Revolutionary Robotic Sensory System Can Identify Textures

Revolutionary Robotic Sensory System Can Identify Textures

image provided by pixabay

This post is also available in: heעברית (Hebrew)

Human beings can easily recognize an item simply by lightly swiping their fingers across its surface and getting input of static pressure and high-frequency vibrations. In the past, there have been attempts at developing artificial tactile sensors for perceiving physical inputs, but those had difficulty recognizing the real world just by touch.

A team of scientists at the Southern University of Science and Technology in China has recently developed an artificial sensory system that can detect tiny textures (such as twill, corduroy, and wool) with precision similar to a human finger.
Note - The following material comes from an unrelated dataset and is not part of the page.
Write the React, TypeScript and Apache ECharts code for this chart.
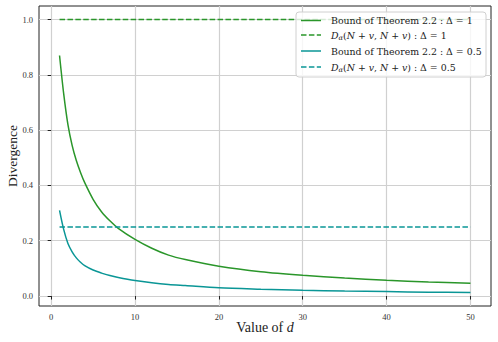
import React, { useEffect, useRef } from "react";
import * as echarts from "echarts";

const dValues = [1, 1.5, 2, 2.5, 3, 3.5, 4, 5, 6, 7, 8, 10, 12, 14, 16, 20, 25, 30, 35, 40, 45, 50];
const boundDelta1 = [0.87, 0.73, 0.62, 0.545, 0.49, 0.447, 0.41, 0.35, 0.305, 0.272, 0.245, 0.205, 0.173, 0.148, 0.132, 0.108, 0.088, 0.075, 0.065, 0.057, 0.051, 0.046];
const boundDelta05 = [0.31, 0.24, 0.19, 0.16, 0.138, 0.122, 0.11, 0.094, 0.083, 0.074, 0.067, 0.056, 0.048, 0.042, 0.038, 0.03, 0.025, 0.021, 0.018, 0.016, 0.014, 0.013];
const dRange = [1, 50];
const divDelta1 = [1.0, 1.0];
const divDelta05 = [0.25, 0.25];
const xTicks = [0, 10, 20, 30, 40, 50];
const yTicks = [0, 0.2, 0.4, 0.6, 0.8, 1.0];
const seriesNames = [
  "Bound of Theorem 2.2 : Δ = 1",
  "D_alpha : Δ = 1",
  "Bound of Theorem 2.2 : Δ = 0.5",
  "D_alpha : Δ = 0.5",
];

const GREEN = "#2a962a";
const TEAL = "#0a9696";
const FONT = "Liberation Serif";
const LFONT = "DejaVu Serif";

export default function App() {
  const ref = useRef<HTMLDivElement>(null);
  useEffect(() => {
    document.body.style.margin = "0";
    const chart = echarts.init(ref.current!, null, { renderer: "svg" });
    const pair = (xs: number[], ys: number[]) => xs.map((x, i) => [x, ys[i]]);
    const colors = [GREEN, GREEN, TEAL, TEAL];
    const dashed = [false, true, false, true];
    const rowsY = [20.5, 35, 51, 67];
    const legendText = (name: string) => {
      if (name.startsWith("D_alpha")) {
        const rest = name.replace("D_alpha", "");
        return "{it|D}{sub|α}({it|N} + {it|v}, {it|N} + {it|v})" + rest;
      }
      return name;
    };
    const legendEls: any[] = [
      {
        type: "rect",
        shape: { x: 296, y: 12, width: 190, height: 65, r: 3 },
        style: { fill: "rgba(255,255,255,0.8)", stroke: "#d0d0d0", lineWidth: 1 },
        z: 100,
      },
    ];
    seriesNames.forEach((n, i) => {
      legendEls.push({
        type: "line",
        shape: { x1: 301, y1: rowsY[i], x2: 321, y2: rowsY[i] },
        style: { stroke: colors[i], lineWidth: 1.5, lineDash: dashed[i] ? [5.5, 2.4] : null },
        z: 101,
      });
      legendEls.push({
        type: "text",
        x: 331,
        y: rowsY[i],
        z: 101,
        style: {
          text: legendText(n),
          fontFamily: LFONT,
          fontSize: 9.4,
          fill: "#222",
          verticalAlign: "middle",
          align: "left",
          rich: {
            it: { fontFamily: LFONT, fontStyle: "italic", fontSize: 9.4, fill: "#222" },
            sub: { fontFamily: LFONT, fontStyle: "italic", fontSize: 6.8, fill: "#222", padding: [5, 0, 0, 0] },
          },
        },
      });
    });
    chart.setOption({
      animation: false,
      grid: { left: 39, right: 7, top: 6, bottom: 36, show: true, borderColor: "#222", borderWidth: 1, backgroundColor: "transparent", containLabel: false, outerBoundsMode: "none" },
      xAxis: {
        type: "value",
        min: -1.45,
        max: 52.45,
        name: "Value of {it|d}",
        nameLocation: "middle",
        nameGap: 14,
        nameMoveOverlap: false,
        nameTextStyle: { fontFamily: FONT, fontSize: 14, color: "#222", rich: { it: { fontFamily: FONT, fontStyle: "italic", fontSize: 14, color: "#222" } } },
        axisLine: { show: false },
        axisTick: { show: true, customValues: xTicks, length: 3.5, lineStyle: { color: "#222" } },
        axisLabel: { customValues: xTicks, fontFamily: FONT, fontSize: 8.5, color: "#333", margin: 6, formatter: (v: number) => String(Math.round(v)) },
        splitLine: { show: true, lineStyle: { color: "#d0d0d0", width: 1.2 } },
      },
      yAxis: {
        type: "value",
        min: -0.036,
        max: 1.049,
        name: "Divergence",
        nameLocation: "middle",
        nameGap: 20,
        nameMoveOverlap: false,
        nameTextStyle: { fontFamily: FONT, fontSize: 13.5, color: "#222" },
        axisLine: { show: false },
        axisTick: { show: true, customValues: yTicks, length: 3.5, lineStyle: { color: "#222" } },
        axisLabel: { customValues: yTicks, fontFamily: FONT, fontSize: 8.5, color: "#333", margin: 6, formatter: (v: number) => v.toFixed(1) },
        splitLine: { show: true, lineStyle: { color: "#d0d0d0", width: 1.2 } },
      },
      graphic: legendEls,
      series: [
        { name: seriesNames[0], type: "line", data: pair(dValues, boundDelta1), showSymbol: false, symbol: "none", smooth: 0.3, lineStyle: { color: GREEN, width: 1.5 } },
        { name: seriesNames[1], type: "line", data: pair(dRange, divDelta1), showSymbol: false, symbol: "none", lineStyle: { color: GREEN, width: 1.5, type: [5.5, 2.4] } },
        { name: seriesNames[2], type: "line", data: pair(dValues, boundDelta05), showSymbol: false, symbol: "none", smooth: 0.3, lineStyle: { color: TEAL, width: 1.5 } },
        { name: seriesNames[3], type: "line", data: pair(dRange, divDelta05), showSymbol: false, symbol: "none", lineStyle: { color: TEAL, width: 1.5, type: [5.5, 2.4] } },
      ],
    });
    return () => chart.dispose();
  }, []);
  return <div ref={ref} style={{ width: 498, height: 342 }} />;
}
This discovery, published in ‘Nature Communications’, may pave the way to improve the fine tactile sense skills of robots and human limb prostheses.
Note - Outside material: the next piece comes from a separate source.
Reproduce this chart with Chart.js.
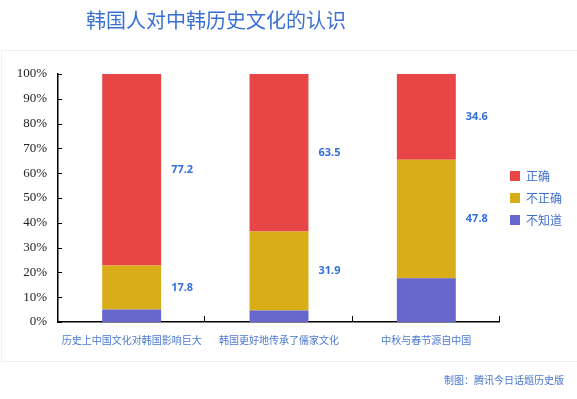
<!DOCTYPE html>
<html>
<head>
<meta charset="utf-8">
<script src="https://cdn.jsdelivr.net/npm/chart.js@4/dist/chart.umd.min.js"></script>
<style>
  body { margin: 0; background: #fff; }
  #wrap { position: relative; width: 577px; height: 399px; font-family: "Noto Sans CJK SC", sans-serif; }
  #frame { position: absolute; left: 1px; top: 50px; width: 576px; height: 312px; border: 1px solid #f0f0f0; border-right: none; box-sizing: border-box; }
  #titulo { position: absolute; left: 0; width: 432px; top: 5px; text-align: center; font-size: 20px; color: #3a70d4; line-height: 30px; }
  #fonte { position: absolute; right: 13px; top: 373px; font-size: 10px; color: #4a78d0; line-height: 14px; }
  canvas { position: absolute; left: 0; top: 0; }
</style>
</head>
<body>
<div id="wrap">
  <div id="frame"></div>
  <canvas id="grafico" width="577" height="399"></canvas>
  <div id="titulo">韩国人对中韩历史文化的认识</div>
  <div id="fonte">制图：腾讯今日话题历史版</div>
</div>
<script>
// categorias e séries (porcentagem)
const categorias = ["历史上中国文化对韩国影响巨大", "韩国更好地传承了儒家文化", "中秋与春节源自中国"];
const correto = [77.2, 63.5, 34.6];
const incorreto = [17.8, 31.9, 47.8];
const naoSabe = [5.0, 4.6, 17.6];
const nomesSeries = ["正确", "不正确", "不知道"];
const marcasY = [0, 10, 20, 30, 40, 50, 60, 70, 80, 90, 100];

const cores = ["#e84546", "#d8ad18", "#6666cc"];

// ticks pequenos para dentro + rótulos de valor
const extras = {
  id: "extras",
  afterDatasetsDraw(chart) {
    const ctx = chart.ctx;
    const y = chart.scales.y;
    const a = chart.chartArea;
    ctx.save();
    ctx.strokeStyle = "#000";
    ctx.lineWidth = 1;
    marcasY.forEach(v => {
      const py = Math.round(y.getPixelForValue(v)) + 0.5;
      ctx.beginPath(); ctx.moveTo(a.left, py); ctx.lineTo(a.left + 4, py); ctx.stroke();
    });
    const passo = (a.right - a.left) / categorias.length;
    for (let i = 1; i <= categorias.length; i++) {
      const px = Math.round(a.left + passo * i) - 0.5;
      ctx.beginPath(); ctx.moveTo(px, a.bottom); ctx.lineTo(px, a.bottom - 6); ctx.stroke();
    }
    // valores ao lado das barras (só 正确 e 不正确)
    ctx.fillStyle = "#3370dc";
    ctx.font = "bold 11px 'Noto Sans', sans-serif";
    ctx.textAlign = "left";
    ctx.textBaseline = "middle";
    chart.data.datasets.forEach((ds, di) => {
      if (ds.label === nomesSeries[2]) return;
      chart.getDatasetMeta(di).data.forEach((bar, i) => {
        const cy = (bar.y + bar.base) / 2;
        ctx.fillText(ds.data[i].toFixed(1), bar.x + bar.width / 2 + 10, cy);
      });
    });
    ctx.restore();
  }
};

new Chart(document.getElementById("grafico"), {
  type: "bar",
  data: {
    labels: categorias,
    // empilha de baixo para cima: 不知道, 不正确, 正确
    datasets: [
      { label: nomesSeries[2], data: naoSabe, backgroundColor: cores[2] },
      { label: nomesSeries[1], data: incorreto, backgroundColor: cores[1] },
      { label: nomesSeries[0], data: correto, backgroundColor: cores[0] }
    ]
  },
  options: {
    responsive: false, animation: false,
    datasets: { bar: { categoryPercentage: 1, barPercentage: 0.4 } },
    layout: { padding: { left: 0, top: 74, right: 5, bottom: 0 } },
    scales: {
      x: {
        stacked: true,
        grid: { display: false, drawTicks: false },
        border: { display: true, color: "#000", width: 1.5 },
        ticks: { padding: 12, maxRotation: 0, autoSkip: false, color: "#4a78d0", font: { size: 10, family: "'Noto Sans CJK SC'" } },
        afterFit: s => { s.height = 77; }
      },
      y: {
        stacked: true, min: 0, max: 100,
        afterBuildTicks: s => { s.ticks = marcasY.map(v => ({ value: v })); },
        grid: { display: false, drawTicks: false },
        border: { display: true, color: "#000", width: 1.5 },
        ticks: { padding: 11, color: "#222", font: { size: 13, family: "'Liberation Serif'" }, callback: v => v + "%" },
        afterFit: s => { s.width = 58; }
      }
    },
    plugins: {
      legend: {
        position: "right",
        fullSize: false,
        reverse: true,
        labels: { boxWidth: 10, boxHeight: 10, padding: 10, color: "#3f6fd0", font: { size: 12, family: "'Noto Sans CJK SC'" } }
      },
      tooltip: { enabled: false }
    }
  },
  plugins: [extras]
});
</script>
</body>
</html>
According to Interesting Engineering, when it comes to flexible tactile sensors, scientists have been struggling with making them identify small surface properties (like an object’s texture or roughness). To deal with this, artificial sensory systems often use two sensors- one for the detection of static pressure, and the other specifically for the detection of vibration.

The team created a flexible slip sensor that replicates human fingerprint characteristics, allowing the system to detect microscopic details on surface textures while touching or sliding the sensor across the surface. The researchers fitted the sensor onto a prosthetic human hand using machine learning.
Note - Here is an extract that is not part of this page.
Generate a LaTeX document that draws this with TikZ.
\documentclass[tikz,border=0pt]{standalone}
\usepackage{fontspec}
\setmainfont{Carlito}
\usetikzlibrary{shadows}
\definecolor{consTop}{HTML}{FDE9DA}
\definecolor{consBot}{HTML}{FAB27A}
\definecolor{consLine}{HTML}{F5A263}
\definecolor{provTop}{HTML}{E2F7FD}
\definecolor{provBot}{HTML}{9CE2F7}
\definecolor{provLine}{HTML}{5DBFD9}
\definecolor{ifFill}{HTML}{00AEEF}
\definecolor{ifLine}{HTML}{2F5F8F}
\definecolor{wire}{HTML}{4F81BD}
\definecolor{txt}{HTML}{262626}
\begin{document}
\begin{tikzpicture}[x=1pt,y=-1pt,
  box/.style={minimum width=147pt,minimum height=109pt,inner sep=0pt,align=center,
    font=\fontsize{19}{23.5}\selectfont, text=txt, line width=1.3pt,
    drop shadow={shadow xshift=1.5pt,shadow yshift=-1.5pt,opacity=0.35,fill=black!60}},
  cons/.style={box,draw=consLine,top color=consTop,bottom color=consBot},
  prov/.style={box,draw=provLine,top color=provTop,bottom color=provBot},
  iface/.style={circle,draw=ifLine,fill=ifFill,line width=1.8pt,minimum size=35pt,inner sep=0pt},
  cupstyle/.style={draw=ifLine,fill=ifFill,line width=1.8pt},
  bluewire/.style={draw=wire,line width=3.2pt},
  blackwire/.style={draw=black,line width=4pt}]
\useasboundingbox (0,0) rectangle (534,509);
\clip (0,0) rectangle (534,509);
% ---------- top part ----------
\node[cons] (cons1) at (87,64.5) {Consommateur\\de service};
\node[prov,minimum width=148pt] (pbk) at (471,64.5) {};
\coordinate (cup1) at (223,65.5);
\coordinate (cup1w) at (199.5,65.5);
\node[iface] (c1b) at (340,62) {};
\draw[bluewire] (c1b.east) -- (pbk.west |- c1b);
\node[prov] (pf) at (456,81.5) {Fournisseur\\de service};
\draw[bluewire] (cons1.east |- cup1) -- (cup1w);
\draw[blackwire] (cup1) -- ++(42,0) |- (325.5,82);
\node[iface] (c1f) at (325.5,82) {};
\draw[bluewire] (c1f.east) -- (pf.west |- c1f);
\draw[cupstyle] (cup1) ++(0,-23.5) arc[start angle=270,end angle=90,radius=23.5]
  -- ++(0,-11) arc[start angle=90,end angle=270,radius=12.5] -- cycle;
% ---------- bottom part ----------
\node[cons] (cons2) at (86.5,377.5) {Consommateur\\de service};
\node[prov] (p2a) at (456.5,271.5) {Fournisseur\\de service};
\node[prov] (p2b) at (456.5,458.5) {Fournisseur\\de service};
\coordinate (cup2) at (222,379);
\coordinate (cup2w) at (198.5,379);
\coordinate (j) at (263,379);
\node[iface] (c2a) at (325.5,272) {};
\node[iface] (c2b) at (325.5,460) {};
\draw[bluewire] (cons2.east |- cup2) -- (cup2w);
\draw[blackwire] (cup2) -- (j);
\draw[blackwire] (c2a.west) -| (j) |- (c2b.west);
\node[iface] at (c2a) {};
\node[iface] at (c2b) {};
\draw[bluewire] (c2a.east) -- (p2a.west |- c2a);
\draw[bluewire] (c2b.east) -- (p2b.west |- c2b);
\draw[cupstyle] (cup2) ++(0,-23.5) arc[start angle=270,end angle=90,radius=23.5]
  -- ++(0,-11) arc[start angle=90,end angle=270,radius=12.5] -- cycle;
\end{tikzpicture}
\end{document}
This study provides a real-time and visual artificial sensory system of prosthetics based on a single flexible sensor, which has an ultrahigh sensitivity and high spatial resolution, and the sensor’s excellent resolution lets it distinguish microscopic surface features with tight spacings.

The team explains that a real-time sensory system can be used to classify 20 different textiles with high accuracy. The system is expected to enhance robotics and prosthetic sensing technologies and might be valuable for the sensory recovery of patients wearing prostheses.